Gramado 64bit
frednora opened this issue · 6 comments
Im rebuilding Gramado operating system for the 64bit archtechture.
I'm just copying all the files from the old 32bit version of Gramado,
creating or changing some files .
This is gonna be easier to port the ring3 stuff. I guess.
This is a work in progress ;)
[Update] Done. Now the whole system is running very well in 64bit. :)
Hi Fred,
is it possible to run Gramado 64bit version?
I tried, but after type boothome (or boot) in Gramado Boot Maneger I got a lot of messagens like:
THREAD 1
sc0:
write: Calling sc82
sci2: [TODO]
sci2: [19] write
sys_write: [TODO]
Hi Fred,
is it possible to run Gramado 64bit version?
I tried, but after type boothome (or boot) in Gramado Boot Maneger I got a lot of messagens like:
THREAD 1
sc0:
write: Calling sc82
sci2: [TODO]
sci2: [19] write
sys_write: [TODO]
Hi amgodoi :)
Yes, it is possible to run Gramado 64bit version, which is not yet complete.

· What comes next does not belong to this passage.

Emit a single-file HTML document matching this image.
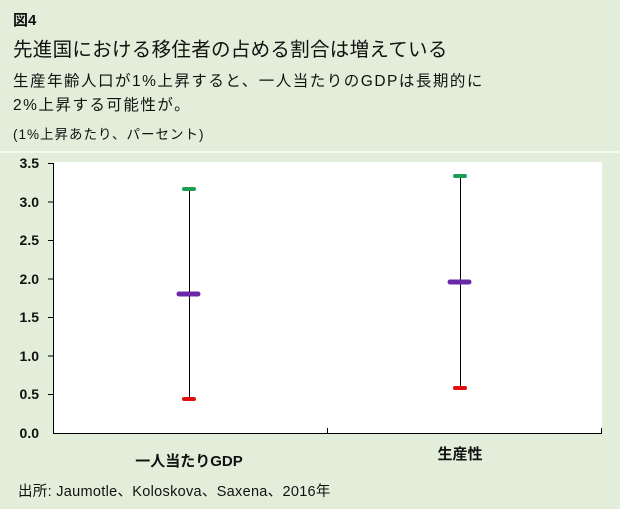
<!DOCTYPE html>
<html><head><meta charset="utf-8"><style>
body{margin:0;width:620px;height:509px;background:#e2eed9;overflow:hidden;font-family:"Liberation Sans","Noto Sans CJK JP",sans-serif;}
.t{position:absolute;left:13px;color:#111;white-space:nowrap;}
</style></head><body>
<div style="position:absolute;left:0;top:151px;width:620px;height:2px;background:#f4f9f0"></div>
<div class="t" style="top:9px;font-size:15px;font-weight:bold">図4</div>
<div class="t" style="top:33px;font-size:19.5px;letter-spacing:0.3px">先進国における移住者の占める割合は増えている</div>
<div class="t" style="top:69px;font-size:15.5px;letter-spacing:1.5px">生産年齢人口が1%上昇すると、一人当たりのGDPは長期的に</div>
<div class="t" style="top:93px;font-size:15.5px;letter-spacing:1.5px">2%上昇する可能性が。</div>
<div class="t" style="top:123px;font-size:13.5px;letter-spacing:1px">(1%上昇あたり、パーセント)</div>
<svg width="620" height="509" style="position:absolute;left:0;top:0">
<rect x="53" y="162" width="549" height="271" fill="#fff"/>
<g stroke="#000" stroke-width="1">
<line x1="53.5" y1="163" x2="53.5" y2="433"/>
<line x1="53" y1="433.5" x2="602" y2="433.5"/>
<line x1="48" y1="163.5" x2="53" y2="163.5"/>
<line x1="48" y1="202" x2="53" y2="202"/>
<line x1="48" y1="240.5" x2="53" y2="240.5"/>
<line x1="48" y1="279" x2="53" y2="279"/>
<line x1="48" y1="317.5" x2="53" y2="317.5"/>
<line x1="48" y1="356" x2="53" y2="356"/>
<line x1="48" y1="394.5" x2="53" y2="394.5"/>
<line x1="327.5" y1="428" x2="327.5" y2="433"/>
<line x1="601.5" y1="428" x2="601.5" y2="433"/>
<line x1="189.5" y1="189" x2="189.5" y2="399"/>
<line x1="460.5" y1="176" x2="460.5" y2="388"/>
</g>
<g stroke-width="4" stroke-linecap="round">
<line x1="184" y1="189" x2="194" y2="189" stroke="#1f9d55"/>
<line x1="184" y1="399" x2="194" y2="399" stroke="#e01010"/>
<line x1="455" y1="176" x2="465" y2="176" stroke="#1f9d55"/>
<line x1="455" y1="388" x2="465" y2="388" stroke="#e01010"/>
</g>
<g stroke="#6a2aa8" stroke-width="5" stroke-linecap="round">
<line x1="179" y1="294" x2="198" y2="294"/>
<line x1="450" y1="282" x2="469" y2="282"/>
</g>
<g font-size="14" font-weight="bold" text-anchor="end" fill="#111">
<text x="39" y="168">3.5</text><text x="39" y="207">3.0</text><text x="39" y="245">2.5</text><text x="39" y="284">2.0</text><text x="39" y="322">1.5</text><text x="39" y="361">1.0</text><text x="39" y="399">0.5</text><text x="39" y="438">0.0</text>
</g>
<g font-size="15" font-weight="bold" text-anchor="middle" fill="#111">
<text x="189" y="466">一人当たりGDP</text>
<text x="460" y="459">生産性</text>
</g>
<text x="18" y="496" font-size="14.5" letter-spacing="0.3" fill="#111">出所: Jaumotle、Koloskova、Saxena、2016年</text>
</svg>
</body></html>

The messages are just informing about the execution of the threads, it's normal.
Hi,
tanks for your reply.
I am not able to boot yet. After type boothome I get a lot of chars like 1111111122222222111111111222222 (see image) and the shell never appears.

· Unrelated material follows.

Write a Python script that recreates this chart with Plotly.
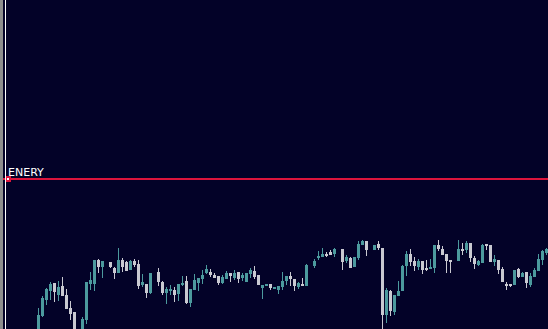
import plotly.graph_objects as go

# bar index (gaps are missing bars)
bars = [k for k in range(128) if k not in (17, 29, 68, 75, 83, 104)]

opens = [68, 84, 100, 109, 117, 105, 114, 105, 92, 88, 65, 63, 80, 116, 116, 140, 133,
         138, 132, 127, 140, 138, 130, 139, 136, 115, 116, 107,
         128, 118, 107, 109, 110, 106, 115, 119, 97, 110, 117, 121, 127, 128, 125, 124, 117, 121,
         127, 122, 128, 122, 118, 126, 129, 125, 112, 114, 116, 111, 110, 113, 119, 124, 121, 113,
         116, 114,
         134, 142, 143, 146, 148, 146,
         151, 139, 142, 133, 142, 155, 159,
         150, 156, 152, 85, 109, 88, 104, 109, 134, 146, 139, 133, 139, 132, 131, 132, 155, 151,
         146, 140,
         139, 151, 150, 157, 142, 135, 137, 156, 155, 138, 140, 131, 116, 116, 115, 131, 123, 128,
         115, 123, 129, 140, 147]
highs = [92, 104, 112, 118, 117, 119, 123, 111, 99, 88, 67, 83, 118, 128, 140, 141, 139,
         138, 133, 152, 142, 139, 140, 141, 140, 126, 116, 127,
         132, 119, 113, 115, 113, 116, 124, 124, 111, 126, 122, 130, 135, 131, 127, 124, 125, 129,
         127, 130, 128, 127, 127, 132, 134, 125, 115, 116, 116, 113, 114, 128, 124, 128, 121, 118,
         122, 136,
         141, 149, 152, 148, 150, 152,
         151, 145, 143, 143, 159, 160, 159,
         155, 159, 152, 112, 110, 105, 119, 135, 149, 151, 143, 141, 139, 140, 141, 155, 160, 154,
         146, 140,
         160, 157, 159, 157, 144, 140, 156, 156, 155, 145, 140, 133, 118, 116, 130, 132, 128, 128,
         127, 132, 146, 150, 152]
lows = [66, 83, 95, 100, 98, 99, 104, 91, 80, 63, 58, 61, 76, 110, 109, 127, 122,
        132, 121, 127, 128, 129, 130, 133, 111, 113, 102, 106,
        114, 105, 96, 105, 98, 99, 114, 96, 93, 110, 109, 116, 126, 123, 122, 115, 116, 121,
        118, 120, 117, 119, 118, 122, 121, 115, 101, 114, 110, 111, 106, 110, 115, 114, 109, 111,
        114, 114,
        132, 140, 143, 143, 145, 143,
        130, 137, 132, 133, 140, 155, 144,
        150, 150, 69, 77, 84, 85, 104, 109, 124, 134, 129, 130, 126, 129, 131, 127, 149, 145,
        127, 127,
        139, 145, 147, 138, 131, 134, 137, 150, 138, 134, 126, 118, 110, 113, 115, 122, 123, 112,
        113, 123, 129, 135, 145]
closes = [85, 102, 111, 116, 108, 113, 104, 91, 86, 65, 61, 81, 118, 120, 140, 133, 139,
          133, 127, 140, 133, 129, 139, 135, 114, 118, 107, 127,
          118, 107, 111, 111, 105, 116, 117, 97, 111, 120, 122, 125, 131, 125, 122, 117, 123, 127,
          124, 127, 121, 125, 127, 130, 123, 115, 115, 116, 112, 113, 114, 119, 124, 121, 114, 117,
          114, 135,
          139, 144, 146, 144, 145, 151,
          138, 143, 132, 143, 156, 159, 150,
          155, 152, 85, 110, 89, 105, 109, 134, 146, 138, 134, 139, 130, 130, 133, 155, 151, 145,
          139, 138,
          151, 149, 157, 142, 136, 139, 155, 154, 138, 141, 130, 118, 114, 114, 130, 123, 127, 117,
          124, 130, 141, 149, 151]

level_value = 221
level_name = "ENERY"

BG = "#030228"
UP = "#4C9A9E"
DOWN = "#C9C9D1"

W, H = 548, 329
YTOP = 400
colors = [UP if c >= o else DOWN for o, c in zip(opens, closes)]

fig = go.Figure()

for col in (UP, DOWN):
    wx, wy = [], []
    for k, hi, lo, cc in zip(bars, highs, lows, colors):
        if cc == col:
            wx += [k, k, None]
            wy += [hi, lo, None]
    fig.add_trace(go.Scatter(x=wx, y=wy, mode="lines", line=dict(color=col, width=1),
                             hoverinfo="skip", showlegend=False))

fig.add_trace(go.Bar(
    x=bars,
    y=[max(abs(c - o), 1) for o, c in zip(opens, closes)],
    base=[min(o, c) for o, c in zip(opens, closes)],
    width=0.75,
    marker=dict(color=colors, line=dict(width=0)),
    showlegend=False,
))

# horizontal level line
fig.add_shape(type="line", xref="paper", x0=0, x1=1, yref="y", y0=level_value, y1=level_value,
              line=dict(color="#DC143C", width=2))
# small anchor square
fig.add_shape(type="rect", xref="paper", x0=6 / W, x1=10 / W, yref="y",
              y0=level_value - 2, y1=level_value + 2,
              line=dict(color="#DC143C", width=2), fillcolor="#FFFFFF")
fig.add_annotation(text=level_name, xref="paper", x=7 / W, xanchor="left",
                   yref="y", y=level_value + 1, yanchor="bottom", yshift=-2, showarrow=False,
                   font=dict(family="DejaVu Sans", size=11, color="#FFFFFF"), borderpad=0)

# left border lines
fig.add_shape(type="rect", xref="paper", x0=0, x1=3 / W, yref="paper", y0=0, y1=1,
              line=dict(width=0), fillcolor="#8C8C8C", layer="above")
fig.add_shape(type="line", xref="paper", x0=5.5 / W, x1=5.5 / W, yref="paper", y0=0, y1=1,
              line=dict(color="#FFFFFF", width=1), layer="above")

fig.update_layout(
    width=W, height=H,
    margin=dict(l=0, r=0, t=0, b=0),
    paper_bgcolor=BG, plot_bgcolor=BG,
    showlegend=False, bargap=0,
    xaxis=dict(range=[-9.625, 127.375], visible=False, showgrid=False, zeroline=False),
    yaxis=dict(range=[YTOP - H, YTOP], visible=False, showgrid=False, zeroline=False),
)

fig.write_html("out.html")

I added some printfs to the code and see that the problem could be in spawn_enter_usermode function.
At this point the code appears to be in loop:
asm volatile ( " movq $0, %%rax \n" " mov %%ax, %%ds \n" " mov %%ax, %%es \n" " mov %%ax, %%fs \n" " mov %%ax, %%gs \n" " movq %0, %%rax \n" " movq %1, %%rsp \n" " movq $0, %%rbp \n" " pushq $0x23 \n" " pushq %%rsp \n" " pushq $0x3202 \n" // Interrupts enabled for the thread that is not the first. " pushq $0x1B \n" " pushq %%rax \n" " iretq \n" :: "D"(entry), "S"(rsp3) );
I am not good at assembly, but could it be some kind of bug?
It's not a bug, it's that there are still things that need to be ported to run the shell again (the shell still 32bits)
And these chars are just for testing threads in usermode
zBl4ckUser was right .... it was not a bug ... at this time i was working to port the kernel to 64bit. The new kernel was able to do just some few things at this time ... but now i have my kernel running very well in 64bit.